“Maybe there’s an impression I’m a little bit more leftie, but I haven’t said a single thing that’s not in the social doctrine of the Church,” Pope Francis told reporters who accompanied him on a September 22 flight from Cuba to the US.
Questioned about the perception that he has led the Church into political controversy, the Pope denied the charge. “I follow the Church,” he said; “and in this, I do not think I am wrong.”
In response to a question about the US embargo on Cuba, the Pontiff said that he would not raise the question when he addresses the US Congress on September 24. He said that he hopes for an end to the embargo, but would not interfere with diplomatic talks now taking place between the two countries.
Asked about the arrest of Cuban political dissidents who had sought to meet him in Havana, Pope Francis said that he was not aware of the arrests when they took place. Responding to a follow-up question about what he might have said if he had met with them, he declined to answer directly. “I can’t deal in hypotheticals,” he said.

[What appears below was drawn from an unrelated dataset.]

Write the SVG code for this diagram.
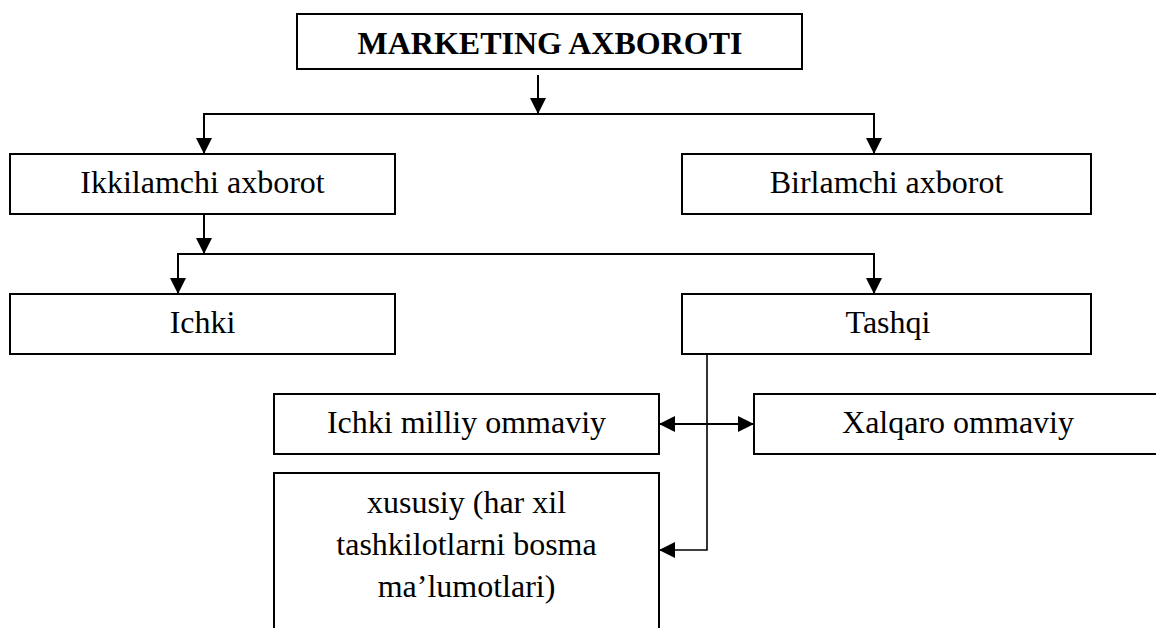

When a reporter questioned him about his private meeting with Fidel Castro, and asked whether the former dictator had expressed repentance, the Pope again demurred. “Repentance is something intimate,” he said. Pope Francis said that in his talks with the aging Castro, he did not speak about the past, other than talking with Castro about his experience with Jesuit educators.
The Pope conducted his question-and-answer session with reporters in Spanish and Italian. He admitted: “English isn’t my strong point.”